Behaving as if developers are equivalent to plumbers or assembly line workers is a really bad idea. In general, behaving as if the various different roles in the software development chain ought to be ranked from most important to least important, e.g., developers are more important than release engineers, is bound to weaken the chain. When was the last time goodness flowed from an Eclipse project without an associated release engineer, or someone acting like one, making it so? I've always believed in focusing on sound release engineering as the basic foundation upon which all other good things are built. When done well, it's a thankless job that's all too easily overlooked; when done poorly, it's a constant source of wasted time and energy for the entire food chain. Long live Eclipse's release engineers and thanks to the Eclipse foundation for their renewed focus on improving build infrastructure. It's a beautiful thing.

These days it's become clear that mismanagement is a bane of our collective existence. For example, I always thought CDO was an exceedingly cool project which graduated from EMFT to EMF during the last release, but yesterday I found out that CDO mismanagement is the cause of the world's financial crisis. Who would have thought that Eike would have so much influence? Just a little joke at Eike's expense!
All jokes aside though, how could such a complete and total financial disaster be allowed to unfold? Did none of our leaders foresee these possibilities? Of course some people saw this coming, but they were all too easily ignored by those whose vision was clouded by a veil of greed or wishful thinking. Systematic failure is the ultimate result of such mass myopia. I watch my father's struggle getting the mining industry to compute credible risk assessments in a context where hundreds of millions of investor dollars are often at risk for even a single project, yet the silence there too is deafening, which leaves my dad a little frosted.

I'm no economist, but watching all this unfold, I grow ever more doubtful about the actual prevalence of prevailing wisdom. Who decided, for example, that double digit growth is a goal that must be achieved at all costs? Is it actually a realistic goal? It's entirely clear that the risks taken by the few can ultimately become a burden to society has a whole. So as we take action to keep the financial house of cards (or stack of champagne glasses) from coming down, surely it's also time to identify the weak links in the chain. Perhaps many of the world's overpaid leaders' compensation should be scrutinized more closely. It doesn't seem totally unreasonable that one person might be compensated 100 times as much as another, but is 1000 times perhaps a little much? Do the CEOs of the world's large corporations really generate that much value? And most importantly, when they make huge mistakes, are their personal risks proportional? Watching investments evaporate certainly makes the rest of us blue.

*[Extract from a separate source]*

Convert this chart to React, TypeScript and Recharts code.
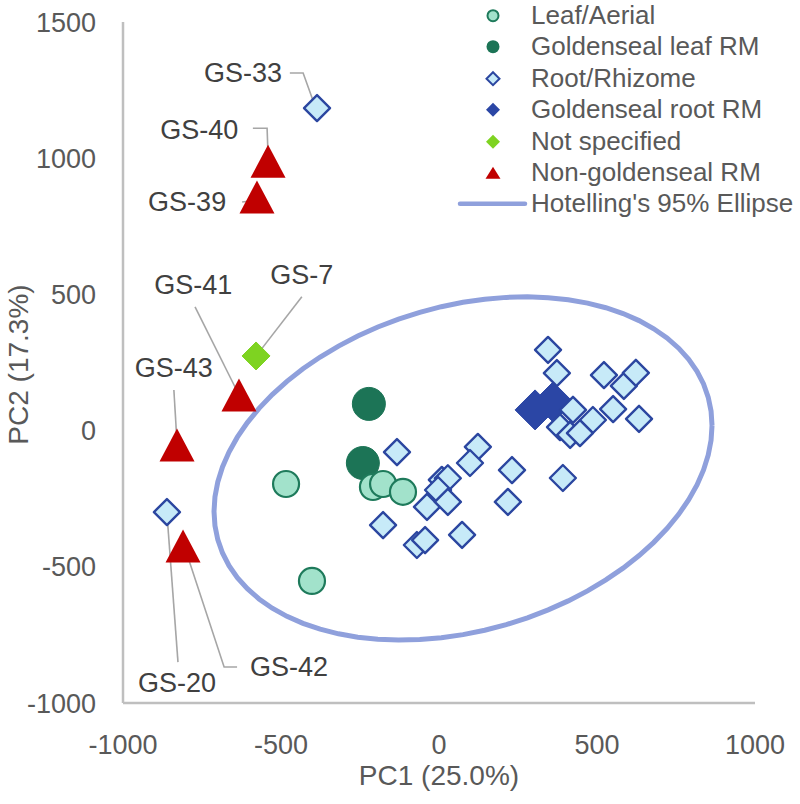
import React from 'react';
import { ScatterChart, Scatter, XAxis, YAxis, Legend } from 'recharts';

const FONT = '"Liberation Sans", Arial, sans-serif';

const xTicks = [-1000, -500, 0, 500, 1000];
const yTicks = [-1000, -500, 0, 500, 1000, 1500];

const leafAerial = [
  { x: -484, y: -196 },
  { x: -402, y: -552 },
  { x: -209, y: -207 },
  { x: -177, y: -196 },
  { x: -114, y: -225 },
];

const goldensealLeafRM = [
  { x: -222, y: 98 },
  { x: -241, y: -119 },
];

const rootRhizome = [
  { x: -386, y: 1184 },
  { x: -861, y: -299 },
  { x: -133, y: -79 },
  { x: 123, y: -60 },
  { x: 98, y: -119 },
  { x: 9, y: -181 },
  { x: 28, y: -175 },
  { x: -3, y: -218 },
  { x: -38, y: -280 },
  { x: 28, y: -262 },
  { x: -70, y: -420 },
  { x: -44, y: -402 },
  { x: 73, y: -383 },
  { x: -177, y: -347 },
  { x: 231, y: -145 },
  { x: 218, y: -262 },
  { x: 345, y: 296 },
  { x: 373, y: 211 },
  { x: 522, y: 204 },
  { x: 585, y: 164 },
  { x: 623, y: 212 },
  { x: 551, y: 79 },
  { x: 633, y: 43 },
  { x: 424, y: 76 },
  { x: 487, y: 39 },
  { x: 383, y: 13 },
  { x: 415, y: -16 },
  { x: 446, y: -9 },
  { x: 392, y: -174 },
];

const goldensealRootRM = [
  { x: 304, y: 76 },
  { x: 361, y: 105 },
];

const notSpecified = [{ x: -579, y: 274 }];

const nonGoldensealRM = [
  { x: -541, y: 989 },
  { x: -576, y: 858 },
  { x: -633, y: 131 },
  { x: -829, y: -53 },
  { x: -810, y: -424 },
];

// Sample labels (data coordinates of label centres)
const sampleLabels = [
  { name: 'GS-33', x: -620, y: 1313 },
  { name: 'GS-40', x: -759, y: 1103 },
  { name: 'GS-39', x: -797, y: 839 },
  { name: 'GS-7', x: -434, y: 571 },
  { name: 'GS-41', x: -778, y: 534 },
  { name: 'GS-43', x: -839, y: 230 },
  { name: 'GS-20', x: -829, y: -927 },
  { name: 'GS-42', x: -475, y: -868 },
];

// Leader lines (data coordinates)
const leaderLines = [
  { name: 'GS-33', pts: [{ x: -472, y: 1313 }, { x: -430, y: 1313 }, { x: -399, y: 1213 }] },
  { name: 'GS-40', pts: [{ x: -589, y: 1110 }, { x: -544, y: 1110 }, { x: -541, y: 1011 }] },
  { name: 'GS-39', pts: [{ x: -623, y: 839 }, { x: -576, y: 846 }] },
  { name: 'GS-7', pts: [{ x: -434, y: 491 }, { x: -576, y: 278 }] },
  { name: 'GS-41', pts: [{ x: -772, y: 454 }, { x: -636, y: 138 }] },
  { name: 'GS-43', pts: [{ x: -839, y: 149 }, { x: -829, y: -45 }] },
  { name: 'GS-20', pts: [{ x: -826, y: -850 }, { x: -861, y: -303 }] },
  { name: 'GS-42', pts: [{ x: -639, y: -868 }, { x: -680, y: -868 }, { x: -804, y: -431 }] },
];

// Hotelling's 95% ellipse parameters (data units)
const ellipseCenter = { x: 76, y: -139 };
const ellipseHalfWidth = 788;
const ellipseHalfHeight = 630;
const ellipsePhaseDeg = 14.5;
const ellipsePoints = Array.from({ length: 73 }, (_, i) => {
  const t = (i * 5 * Math.PI) / 180;
  const p = (ellipsePhaseDeg * Math.PI) / 180;
  return {
    x: ellipseCenter.x + ellipseHalfWidth * Math.cos(t),
    y: ellipseCenter.y + ellipseHalfHeight * Math.sin(t + p),
  };
});

const COLORS = {
  leafFill: '#A2E2CB',
  leafStroke: '#1E7A5B',
  leafRM: '#1C7456',
  rootFill: '#C7EAF8',
  rootStroke: '#2B46A0',
  rootRM: '#2B46A5',
  notSpec: '#7ED321',
  nonGS: '#C00000',
  ellipse: '#8FA0DC',
  leader: '#A6A6A6',
  text: '#595959',
  label: '#404040',
  axis: '#BFBFBF',
};

const circleShape = (r: number, fill: string, stroke: string, sw: number) => (props: any) => (
  <circle cx={props.cx} cy={props.cy} r={r} fill={fill} stroke={stroke} strokeWidth={sw} />
);

const diamondShape = (h: number, fill: string, stroke: string, sw: number) => (props: any) => {
  const { cx, cy } = props;
  return (
    <polygon
      points={`${cx},${cy - h} ${cx + h},${cy} ${cx},${cy + h} ${cx - h},${cy}`}
      fill={fill}
      stroke={stroke}
      strokeWidth={sw}
      strokeLinejoin="round"
    />
  );
};

const triangleShape = (w: number, h: number, fill: string) => (props: any) => {
  const { cx, cy } = props;
  return (
    <polygon
      points={`${cx},${cy - h / 2} ${cx + w / 2},${cy + h / 2} ${cx - w / 2},${cy + h / 2}`}
      fill={fill}
    />
  );
};

const emptyShape = () => <g />;

const textShape = (props: any) => (
  <text
    x={props.cx}
    y={props.cy}
    textAnchor="middle"
    dominantBaseline="central"
    fontSize={27}
    fill={COLORS.label}
    fontFamily={FONT}
  >
    {props.payload?.name}
  </text>
);

const legendItems = [
  { name: 'Leaf/Aerial', kind: 'leaf' },
  { name: 'Goldenseal leaf RM', kind: 'leafRM' },
  { name: 'Root/Rhizome', kind: 'root' },
  { name: 'Goldenseal root RM', kind: 'rootRM' },
  { name: 'Not specified', kind: 'notSpec' },
  { name: 'Non-goldenseal RM', kind: 'nonGS' },
  { name: "Hotelling's 95% Ellipse", kind: 'ellipse' },
];

const ROW_H = 31.4;

const legendMarker = (kind: string) => {
  const cx = 38;
  const cy = ROW_H / 2;
  switch (kind) {
    case 'leaf':
      return <circle cx={cx} cy={cy} r={5.5} fill={COLORS.leafFill} stroke={COLORS.leafStroke} strokeWidth={2} />;
    case 'leafRM':
      return <circle cx={cx} cy={cy} r={6.5} fill={COLORS.leafRM} />;
    case 'root':
      return (
        <polygon
          points={`${cx},${cy - 6.5} ${cx + 6.5},${cy} ${cx},${cy + 6.5} ${cx - 6.5},${cy}`}
          fill={COLORS.rootFill}
          stroke={COLORS.rootStroke}
          strokeWidth={2}
        />
      );
    case 'rootRM':
      return (
        <polygon
          points={`${cx},${cy - 7} ${cx + 7},${cy} ${cx},${cy + 7} ${cx - 7},${cy}`}
          fill={COLORS.rootRM}
        />
      );
    case 'notSpec':
      return (
        <polygon
          points={`${cx},${cy - 7} ${cx + 7},${cy} ${cx},${cy + 7} ${cx - 7},${cy}`}
          fill={COLORS.notSpec}
        />
      );
    case 'nonGS':
      return <polygon points={`${cx},${cy - 6} ${cx + 7.5},${cy + 6} ${cx - 7.5},${cy + 6}`} fill={COLORS.nonGS} />;
    default:
      return <line x1={5} y1={cy} x2={70} y2={cy} stroke={COLORS.ellipse} strokeWidth={4.5} strokeLinecap="round" />;
  }
};

const renderLegend = () => (
  <div style={{ fontFamily: FONT, fontSize: 26, color: COLORS.text }}>
    {legendItems.map((item) => (
      <div key={item.name} style={{ display: 'flex', alignItems: 'center', height: ROW_H, whiteSpace: 'nowrap' }}>
        <svg width={76} height={ROW_H} style={{ flex: 'none' }}>
          {legendMarker(item.kind)}
        </svg>
        <span style={{ lineHeight: `${ROW_H}px` }}>{item.name}</span>
      </div>
    ))}
  </div>
);

const yTitle = (props: any) => {
  const vb = props.viewBox || { y: 22, height: 681 };
  const cy = vb.y + vb.height / 2 + 2;
  return (
    <text
      x={18}
      y={cy}
      transform={`rotate(-90, 18, ${cy})`}
      textAnchor="middle"
      dominantBaseline="central"
      fontSize={28}
      fill={COLORS.text}
      fontFamily={FONT}
    >
      PC2 (17.3%)
    </text>
  );
};

export default function App() {
  return (
    <div style={{ position: 'absolute', left: 0, top: 0, fontFamily: FONT, background: '#fff' }}>
      <ScatterChart width={800} height={804} margin={{ top: 22, right: 45, bottom: 0, left: 0 }}>
        <XAxis
          type="number"
          dataKey="x"
          domain={[-1000, 1000]}
          ticks={xTicks}
          tickLine={false}
          axisLine={{ stroke: COLORS.axis, strokeWidth: 2.5 }}
          tick={{ fill: COLORS.text, fontSize: 27 }}
          tickMargin={26}
          height={101}
          allowDataOverflow
          label={{ value: 'PC1 (25.0%)', position: 'insideBottom', offset: 19, fill: COLORS.text, fontSize: 28 }}
        />
        <YAxis
          type="number"
          dataKey="y"
          domain={[-1000, 1500]}
          ticks={yTicks}
          tickLine={false}
          axisLine={{ stroke: COLORS.axis, strokeWidth: 2.5 }}
          tick={{ fill: COLORS.text, fontSize: 27 }}
          tickMargin={21}
          width={123}
          allowDataOverflow
          label={{ content: yTitle }}
        />
        <Legend
          layout="vertical"
          align="center"
          verticalAlign="middle"
          wrapperStyle={{ position: 'absolute', top: 0, left: 455, width: 345 }}
          content={renderLegend}
        />
        <Scatter
          name="Hotelling's 95% Ellipse"
          data={ellipsePoints}
          line={{ stroke: COLORS.ellipse, strokeWidth: 5 }}
          shape={emptyShape}
          isAnimationActive={false}
        />
        {leaderLines.map((l) => (
          <Scatter
            key={l.name}
            name={`${l.name} leader`}
            data={l.pts}
            line={{ stroke: COLORS.leader, strokeWidth: 1.6 }}
            shape={emptyShape}
            isAnimationActive={false}
          />
        ))}
        <Scatter
          name="Goldenseal leaf RM"
          data={goldensealLeafRM}
          shape={circleShape(16.5, COLORS.leafRM, COLORS.leafRM, 1)}
          isAnimationActive={false}
        />
        <Scatter
          name="Goldenseal root RM"
          data={goldensealRootRM}
          shape={diamondShape(20, COLORS.rootRM, COLORS.rootRM, 1)}
          isAnimationActive={false}
        />
        <Scatter
          name="Leaf/Aerial"
          data={leafAerial}
          shape={circleShape(13, COLORS.leafFill, COLORS.leafStroke, 2.2)}
          isAnimationActive={false}
        />
        <Scatter
          name="Root/Rhizome"
          data={rootRhizome}
          shape={diamondShape(13, COLORS.rootFill, COLORS.rootStroke, 2.4)}
          isAnimationActive={false}
        />
        <Scatter
          name="Not specified"
          data={notSpecified}
          shape={diamondShape(14, COLORS.notSpec, COLORS.notSpec, 1)}
          isAnimationActive={false}
        />
        <Scatter
          name="Non-goldenseal RM"
          data={nonGoldensealRM}
          shape={triangleShape(35, 33, COLORS.nonGS)}
          isAnimationActive={false}
        />
        <Scatter name="Sample labels" data={sampleLabels} shape={textShape} isAnimationActive={false} />
      </ScatterChart>
    </div>
  );
}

Now that I've put the importance of good release engineering in proper perspective and have resolved the world's financial crisis with a witch hunt, I can prepare for my trip to Germany next week. I'll be visiting the itemis site in Lünen and then traveling to Elmshorn for MDSD. I hope I see some of you there. I'll have to check my camera chip's remaining capacity! Germany is so photogenic.
5 comments:
The problem is only coming from those secondary CDOs if I understood the guy on Youtube correctly. So Eike, who as far as I know is working on the primary CDO, should not be blamed.
By the way Ed, you seem to have a problem with blog comment spam...
Boris, I'm practicing my "blame others" skills, a very important mismanagement technique.
I could moderate my comments to cut down on the spam, but the little garbage can icon after the fact works quite well too.
Great post - two of my favourite topics - economics and releng.
The financial crisis was exacerbated by greed and moral hazard. The sellers bore little personal risk that insufficient assets backed the complex financial instruments they were peddling. Thus, there was little incentive for them to curtail their profits.
In the same line of thought, release engineers are often taken for granted until the builds that make the entire team productive ignite into a cloud of unresolved dependancies and nobody knows how to fix it...
Release Engineers: When the build's on the floor, we'll pick up the pieces and get the release out the door!
"Command line Kim," I'm glad you took my comments personally. They were intended to be taken that way. You guys, like Nick, do a fantastic job for all us build-hungry consumers. It might be challenging at times, but you should take the greatest pride when you're noticed the least and know that others live in awe of your accomplishments and in fear of having to perform these miracles ourselves.